(WHAT TO PRODUCE):
Quote the listing below in its entirety, omitting every image.

(SUPPLIED MATERIAL):
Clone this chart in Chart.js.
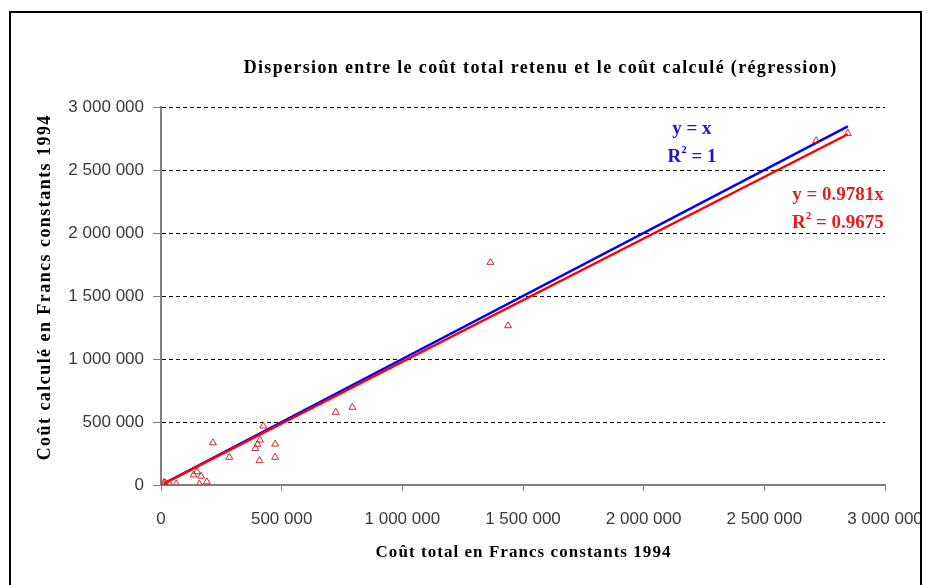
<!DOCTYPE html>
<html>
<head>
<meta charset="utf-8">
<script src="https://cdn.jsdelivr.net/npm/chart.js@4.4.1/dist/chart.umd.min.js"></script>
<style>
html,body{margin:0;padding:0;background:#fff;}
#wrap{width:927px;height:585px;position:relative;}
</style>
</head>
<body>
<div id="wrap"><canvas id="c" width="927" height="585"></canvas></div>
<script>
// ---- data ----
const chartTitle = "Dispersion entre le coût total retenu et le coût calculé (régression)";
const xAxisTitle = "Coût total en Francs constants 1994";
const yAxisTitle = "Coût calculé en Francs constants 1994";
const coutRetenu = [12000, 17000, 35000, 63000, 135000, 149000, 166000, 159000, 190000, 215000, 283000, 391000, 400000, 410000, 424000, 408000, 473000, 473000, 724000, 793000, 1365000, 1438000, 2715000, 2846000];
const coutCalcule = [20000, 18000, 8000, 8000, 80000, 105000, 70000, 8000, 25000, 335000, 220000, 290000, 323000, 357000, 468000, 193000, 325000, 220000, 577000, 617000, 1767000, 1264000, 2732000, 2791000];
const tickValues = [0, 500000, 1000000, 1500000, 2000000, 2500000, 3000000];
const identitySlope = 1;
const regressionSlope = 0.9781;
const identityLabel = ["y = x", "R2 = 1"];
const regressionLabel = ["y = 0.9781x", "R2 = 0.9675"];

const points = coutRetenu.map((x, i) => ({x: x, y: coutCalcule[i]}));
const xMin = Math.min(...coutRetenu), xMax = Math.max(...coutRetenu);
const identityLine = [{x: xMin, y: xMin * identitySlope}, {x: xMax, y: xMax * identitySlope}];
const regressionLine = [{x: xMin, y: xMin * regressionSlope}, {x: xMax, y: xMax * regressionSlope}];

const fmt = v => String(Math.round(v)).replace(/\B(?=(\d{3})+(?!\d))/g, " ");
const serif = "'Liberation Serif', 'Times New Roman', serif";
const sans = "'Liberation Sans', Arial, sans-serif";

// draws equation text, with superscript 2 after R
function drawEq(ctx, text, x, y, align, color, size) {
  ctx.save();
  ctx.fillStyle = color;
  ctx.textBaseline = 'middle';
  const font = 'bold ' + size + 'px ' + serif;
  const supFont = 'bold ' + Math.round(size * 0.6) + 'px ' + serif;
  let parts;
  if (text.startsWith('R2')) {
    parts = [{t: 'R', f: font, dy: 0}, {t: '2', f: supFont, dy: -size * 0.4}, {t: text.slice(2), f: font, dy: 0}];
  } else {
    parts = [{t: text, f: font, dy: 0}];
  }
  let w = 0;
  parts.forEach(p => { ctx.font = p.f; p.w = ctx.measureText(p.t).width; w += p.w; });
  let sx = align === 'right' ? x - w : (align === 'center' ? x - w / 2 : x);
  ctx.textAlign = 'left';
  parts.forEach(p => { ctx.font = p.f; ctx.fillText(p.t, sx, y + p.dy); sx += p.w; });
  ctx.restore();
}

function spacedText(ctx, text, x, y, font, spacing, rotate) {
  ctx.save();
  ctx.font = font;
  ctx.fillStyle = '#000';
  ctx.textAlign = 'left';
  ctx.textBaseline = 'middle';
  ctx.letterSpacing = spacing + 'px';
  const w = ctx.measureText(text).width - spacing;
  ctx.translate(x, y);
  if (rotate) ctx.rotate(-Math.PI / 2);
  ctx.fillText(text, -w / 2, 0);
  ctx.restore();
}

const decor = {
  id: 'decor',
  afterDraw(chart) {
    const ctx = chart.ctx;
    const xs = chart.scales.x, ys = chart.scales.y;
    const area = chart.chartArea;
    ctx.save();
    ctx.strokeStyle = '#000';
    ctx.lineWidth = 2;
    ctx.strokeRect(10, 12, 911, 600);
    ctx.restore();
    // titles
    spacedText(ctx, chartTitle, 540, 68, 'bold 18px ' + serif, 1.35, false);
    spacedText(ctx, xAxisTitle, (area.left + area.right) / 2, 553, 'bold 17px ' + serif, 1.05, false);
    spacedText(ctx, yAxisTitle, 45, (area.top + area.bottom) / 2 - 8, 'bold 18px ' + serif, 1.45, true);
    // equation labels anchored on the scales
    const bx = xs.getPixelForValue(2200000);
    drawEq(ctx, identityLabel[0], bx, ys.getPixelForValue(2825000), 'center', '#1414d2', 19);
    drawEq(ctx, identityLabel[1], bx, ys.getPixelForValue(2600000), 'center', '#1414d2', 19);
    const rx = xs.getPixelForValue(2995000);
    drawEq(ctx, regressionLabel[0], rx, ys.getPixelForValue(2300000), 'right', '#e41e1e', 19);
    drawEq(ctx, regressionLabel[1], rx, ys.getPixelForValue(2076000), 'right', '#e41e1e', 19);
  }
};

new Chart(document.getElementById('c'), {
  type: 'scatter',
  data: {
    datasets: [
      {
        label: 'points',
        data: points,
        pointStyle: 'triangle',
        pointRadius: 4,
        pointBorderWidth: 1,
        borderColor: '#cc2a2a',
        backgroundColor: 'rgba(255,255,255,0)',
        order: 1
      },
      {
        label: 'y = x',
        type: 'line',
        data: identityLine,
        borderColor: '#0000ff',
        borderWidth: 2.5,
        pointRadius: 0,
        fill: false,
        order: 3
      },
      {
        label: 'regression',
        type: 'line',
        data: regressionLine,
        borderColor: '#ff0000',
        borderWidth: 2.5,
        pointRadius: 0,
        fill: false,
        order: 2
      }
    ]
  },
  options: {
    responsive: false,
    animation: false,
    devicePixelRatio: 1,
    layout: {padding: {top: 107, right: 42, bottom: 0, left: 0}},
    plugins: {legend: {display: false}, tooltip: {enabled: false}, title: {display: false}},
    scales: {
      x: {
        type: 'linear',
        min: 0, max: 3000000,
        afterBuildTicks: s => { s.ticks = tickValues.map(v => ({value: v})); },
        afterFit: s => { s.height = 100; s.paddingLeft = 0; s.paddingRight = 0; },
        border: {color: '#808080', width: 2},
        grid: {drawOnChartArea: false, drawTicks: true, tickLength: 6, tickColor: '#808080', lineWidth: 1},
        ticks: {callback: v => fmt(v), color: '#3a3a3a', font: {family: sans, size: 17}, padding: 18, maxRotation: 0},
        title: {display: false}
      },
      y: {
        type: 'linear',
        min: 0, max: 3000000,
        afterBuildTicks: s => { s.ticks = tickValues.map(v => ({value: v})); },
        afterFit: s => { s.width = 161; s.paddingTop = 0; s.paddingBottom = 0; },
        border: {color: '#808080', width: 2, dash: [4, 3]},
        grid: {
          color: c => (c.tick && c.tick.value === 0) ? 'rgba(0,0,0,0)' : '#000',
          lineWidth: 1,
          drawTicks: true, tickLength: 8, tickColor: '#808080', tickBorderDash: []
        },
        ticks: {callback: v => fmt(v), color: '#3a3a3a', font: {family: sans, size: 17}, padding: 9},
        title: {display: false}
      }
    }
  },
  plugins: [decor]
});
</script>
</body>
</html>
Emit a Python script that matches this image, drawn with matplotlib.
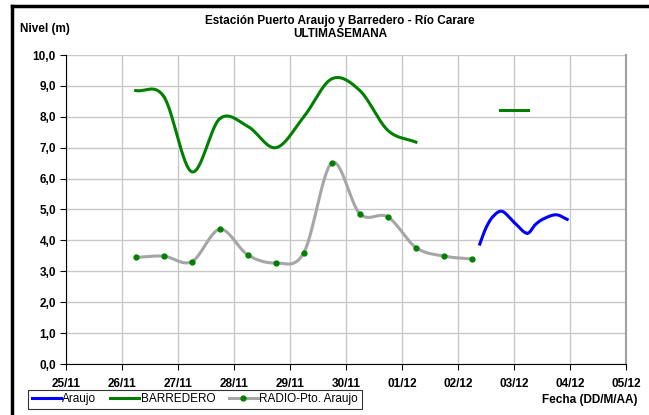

(REPLY):
Clone this chart in Chart.js.
<!DOCTYPE html>
<html>
<head>
<meta charset="utf-8">
<script src="https://cdn.jsdelivr.net/npm/chart.js@4.4.1/dist/chart.umd.min.js"></script>
<style>
html,body{margin:0;padding:0;background:#fff;}
#wrap{width:927px;height:585px;position:relative;}
</style>
</head>
<body>
<div id="wrap"><canvas id="c" width="927" height="585"></canvas></div>
<script>
// ---- data ----
const chartTitle = "Dispersion entre le coût total retenu et le coût calculé (régression)";
const xAxisTitle = "Coût total en Francs constants 1994";
const yAxisTitle = "Coût calculé en Francs constants 1994";
const coutRetenu = [12000, 17000, 35000, 63000, 135000, 149000, 166000, 159000, 190000, 215000, 283000, 391000, 400000, 410000, 424000, 408000, 473000, 473000, 724000, 793000, 1365000, 1438000, 2715000, 2846000];
const coutCalcule = [20000, 18000, 8000, 8000, 80000, 105000, 70000, 8000, 25000, 335000, 220000, 290000, 323000, 357000, 468000, 193000, 325000, 220000, 577000, 617000, 1767000, 1264000, 2732000, 2791000];
const tickValues = [0, 500000, 1000000, 1500000, 2000000, 2500000, 3000000];
const identitySlope = 1;
const regressionSlope = 0.9781;
const identityLabel = ["y = x", "R2 = 1"];
const regressionLabel = ["y = 0.9781x", "R2 = 0.9675"];

const points = coutRetenu.map((x, i) => ({x: x, y: coutCalcule[i]}));
const xMin = Math.min(...coutRetenu), xMax = Math.max(...coutRetenu);
const identityLine = [{x: xMin, y: xMin * identitySlope}, {x: xMax, y: xMax * identitySlope}];
const regressionLine = [{x: xMin, y: xMin * regressionSlope}, {x: xMax, y: xMax * regressionSlope}];

const fmt = v => String(Math.round(v)).replace(/\B(?=(\d{3})+(?!\d))/g, " ");
const serif = "'Liberation Serif', 'Times New Roman', serif";
const sans = "'Liberation Sans', Arial, sans-serif";

// draws equation text, with superscript 2 after R
function drawEq(ctx, text, x, y, align, color, size) {
  ctx.save();
  ctx.fillStyle = color;
  ctx.textBaseline = 'middle';
  const font = 'bold ' + size + 'px ' + serif;
  const supFont = 'bold ' + Math.round(size * 0.6) + 'px ' + serif;
  let parts;
  if (text.startsWith('R2')) {
    parts = [{t: 'R', f: font, dy: 0}, {t: '2', f: supFont, dy: -size * 0.4}, {t: text.slice(2), f: font, dy: 0}];
  } else {
    parts = [{t: text, f: font, dy: 0}];
  }
  let w = 0;
  parts.forEach(p => { ctx.font = p.f; p.w = ctx.measureText(p.t).width; w += p.w; });
  let sx = align === 'right' ? x - w : (align === 'center' ? x - w / 2 : x);
  ctx.textAlign = 'left';
  parts.forEach(p => { ctx.font = p.f; ctx.fillText(p.t, sx, y + p.dy); sx += p.w; });
  ctx.restore();
}

function spacedText(ctx, text, x, y, font, spacing, rotate) {
  ctx.save();
  ctx.font = font;
  ctx.fillStyle = '#000';
  ctx.textAlign = 'left';
  ctx.textBaseline = 'middle';
  ctx.letterSpacing = spacing + 'px';
  const w = ctx.measureText(text).width - spacing;
  ctx.translate(x, y);
  if (rotate) ctx.rotate(-Math.PI / 2);
  ctx.fillText(text, -w / 2, 0);
  ctx.restore();
}

const decor = {
  id: 'decor',
  afterDraw(chart) {
    const ctx = chart.ctx;
    const xs = chart.scales.x, ys = chart.scales.y;
    const area = chart.chartArea;
    ctx.save();
    ctx.strokeStyle = '#000';
    ctx.lineWidth = 2;
    ctx.strokeRect(10, 12, 911, 600);
    ctx.restore();
    // titles
    spacedText(ctx, chartTitle, 540, 68, 'bold 18px ' + serif, 1.35, false);
    spacedText(ctx, xAxisTitle, (area.left + area.right) / 2, 553, 'bold 17px ' + serif, 1.05, false);
    spacedText(ctx, yAxisTitle, 45, (area.top + area.bottom) / 2 - 8, 'bold 18px ' + serif, 1.45, true);
    // equation labels anchored on the scales
    const bx = xs.getPixelForValue(2200000);
    drawEq(ctx, identityLabel[0], bx, ys.getPixelForValue(2825000), 'center', '#1414d2', 19);
    drawEq(ctx, identityLabel[1], bx, ys.getPixelForValue(2600000), 'center', '#1414d2', 19);
    const rx = xs.getPixelForValue(2995000);
    drawEq(ctx, regressionLabel[0], rx, ys.getPixelForValue(2300000), 'right', '#e41e1e', 19);
    drawEq(ctx, regressionLabel[1], rx, ys.getPixelForValue(2076000), 'right', '#e41e1e', 19);
  }
};

new Chart(document.getElementById('c'), {
  type: 'scatter',
  data: {
    datasets: [
      {
        label: 'points',
        data: points,
        pointStyle: 'triangle',
        pointRadius: 4,
        pointBorderWidth: 1,
        borderColor: '#cc2a2a',
        backgroundColor: 'rgba(255,255,255,0)',
        order: 1
      },
      {
        label: 'y = x',
        type: 'line',
        data: identityLine,
        borderColor: '#0000ff',
        borderWidth: 2.5,
        pointRadius: 0,
        fill: false,
        order: 3
      },
      {
        label: 'regression',
        type: 'line',
        data: regressionLine,
        borderColor: '#ff0000',
        borderWidth: 2.5,
        pointRadius: 0,
        fill: false,
        order: 2
      }
    ]
  },
  options: {
    responsive: false,
    animation: false,
    devicePixelRatio: 1,
    layout: {padding: {top: 107, right: 42, bottom: 0, left: 0}},
    plugins: {legend: {display: false}, tooltip: {enabled: false}, title: {display: false}},
    scales: {
      x: {
        type: 'linear',
        min: 0, max: 3000000,
        afterBuildTicks: s => { s.ticks = tickValues.map(v => ({value: v})); },
        afterFit: s => { s.height = 100; s.paddingLeft = 0; s.paddingRight = 0; },
        border: {color: '#808080', width: 2},
        grid: {drawOnChartArea: false, drawTicks: true, tickLength: 6, tickColor: '#808080', lineWidth: 1},
        ticks: {callback: v => fmt(v), color: '#3a3a3a', font: {family: sans, size: 17}, padding: 18, maxRotation: 0},
        title: {display: false}
      },
      y: {
        type: 'linear',
        min: 0, max: 3000000,
        afterBuildTicks: s => { s.ticks = tickValues.map(v => ({value: v})); },
        afterFit: s => { s.width = 161; s.paddingTop = 0; s.paddingBottom = 0; },
        border: {color: '#808080', width: 2, dash: [4, 3]},
        grid: {
          color: c => (c.tick && c.tick.value === 0) ? 'rgba(0,0,0,0)' : '#000',
          lineWidth: 1,
          drawTicks: true, tickLength: 8, tickColor: '#808080', tickBorderDash: []
        },
        ticks: {callback: v => fmt(v), color: '#3a3a3a', font: {family: sans, size: 17}, padding: 9},
        title: {display: false}
      }
    }
  },
  plugins: [decor]
});
</script>
</body>
</html>
Emit a Python script that matches this image, drawn with matplotlib.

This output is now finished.